Hysteresis and ribbons in Taylor-Couette flow of a semidilute non-colloidal suspension

Abstract: In this study, we numerically investigate hysteretic behaviors of secondary bifurcations in the Taylor-Couette flow of a semidilute, neutrally buoyant, and noncolloidal suspension. We consider a suspension with a bulk particle volume fraction of 0.1, a radius ratio of 0.877, and a particle size of 60. The suspension balance model (SBM) is introduced for numerical simulations to model the dynamics of particles undergoing shear-induced particle migration with rheological constitutive laws. The suspension flow transitions from circular Couette flow (CCF) via ribbons (RIB), spiral vortex flow (SVF), and wavy spiral vortex flow (WSVF) to wavy vortex flow (WVF) with the increase of suspension Reynolds number. The primary transition arises very slowly with an oscillatory critical mode and appears through a supercritical (or non-hysteretic) bifurcation.

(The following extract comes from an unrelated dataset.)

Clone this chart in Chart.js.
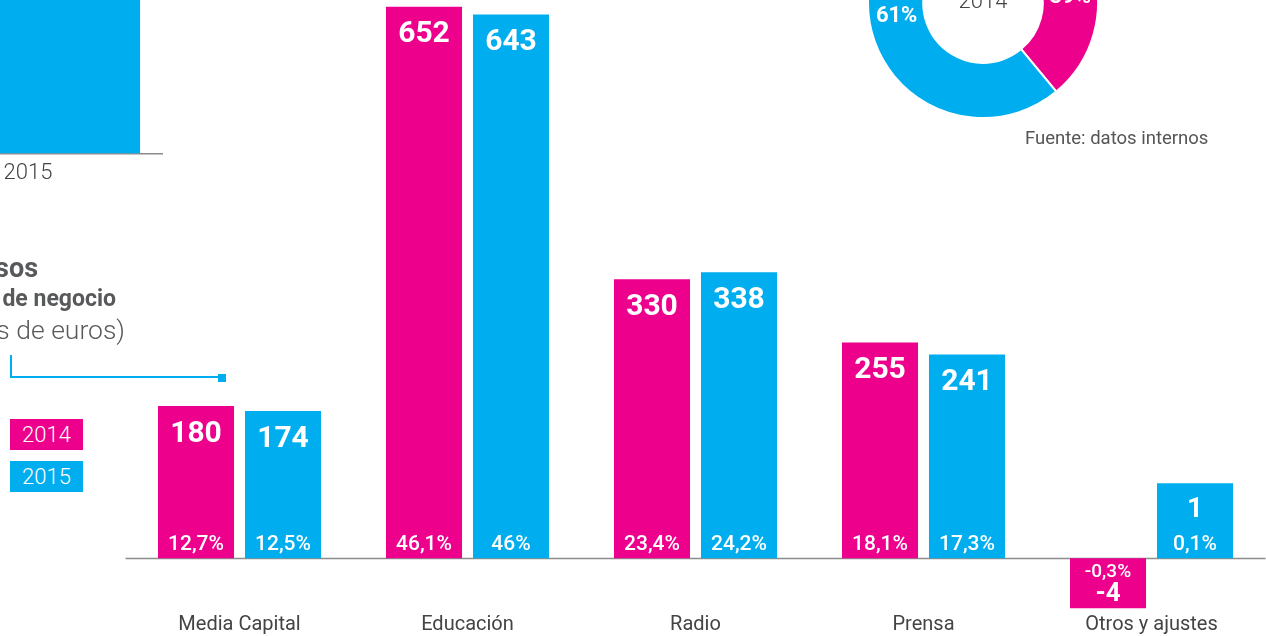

However, we find hysteretic behaviors in subsequent bifurcations (spiral vortex flow (SVF) to wavy spiral vortex flow (WSVF) and WSVF to wavy vortex flow (WVF)) during increasing-Re and decreasing-Re procedures with a rapid-step change near the transition boundaries. The WSVF and WVF states are more sustained below the transition boundaries when the Reynolds number is rapidly decreased in stages. However, the SVF and WSVF become WSVF and WVF more sharply with increasing Re, respectively. To conclude this study, we also examine in detail, a standing wave of weak counter-rotating vortices that occurs as the primary instability and analyze the wave that oscillates in time but is stationary in space in the RIB state.